The 17th European Congress of Work and Organizational Psychology in Oslo emphasized the importance of this challenge by putting the focus of this year’s edition on "Respectful and effective leadership - managing people and organizations in turbulent times."
So what should informal leadership look like? In his talk Daan van Knippenberg argued that value-based leadership gives the right answer. Here, leadership's role is to create approaches to connect organisational goals to employees’ personal values. Thereby, personal principles are employed to unite individuals on an organisational level and help to achieve organisational goals collectively. Giving an individual answer to the question “Why do we do what we do?” becomes a little more simple this way. Daan showed first quantitative evidence that the key to building this connection between employee and organisation is facilitating proactivity:
Research labels the connection between employee and organisation as so-called psychological contracts. When people start working at organisations they enter imaginary contracts that represent a reciprocal exchange of perceptions, beliefs, and informal obligations between employee and organisation. Through positive emotional exchanges loyalty is being established and performance improved. However, if the contract is breached it often leads to higher perceived levels of stress, anger and anxiety. To prevent breaches it is crucial not to break promises and limit secrecy in order to avoid negative effects on the personal job satisfaction.
Presenting her research, Jacqueline Coyle-Shapiro, added the facet of ideological currency as way to strengthen psychological contracts. Ideological currency helps to establish meaning to the job. It is created by credible commitments that pursue a valued cause or principle that is not limited to self-interest. People’s motivation at work is never solely based on monetary rewards. A common good or an organizational mission often greatly expands the individual drive of employees. Organisations committed to a common cause promote the organisational well being and increase personal job satisfaction.
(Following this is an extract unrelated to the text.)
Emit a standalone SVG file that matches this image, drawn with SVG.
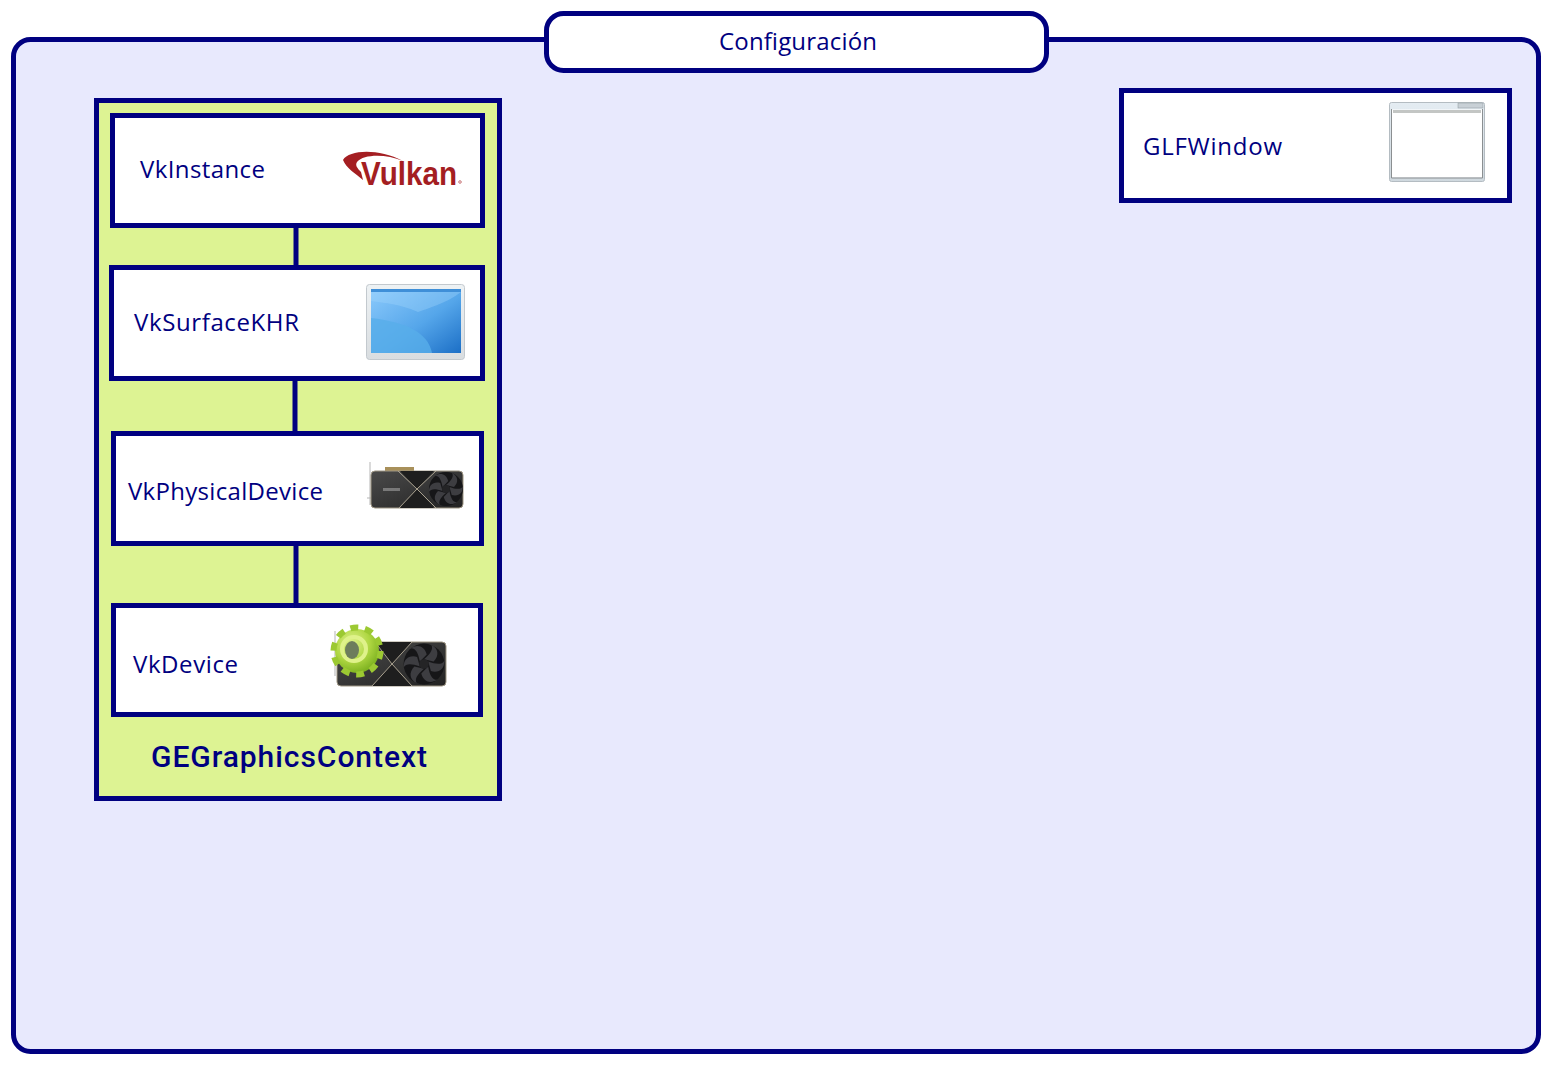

Creating organisational goals and a mission every employee can commit to is not a task to be taken lightly. Defining it can be tough. However as the latest research suggests it is an investment worth making to help create a strong bond between employee and organisation. Everyone is craving for meaning in their everyday life. Creating opportunities to be proactive and pursue valued causes not related to self-interest are a great way to increase job satisfaction and avoid stress.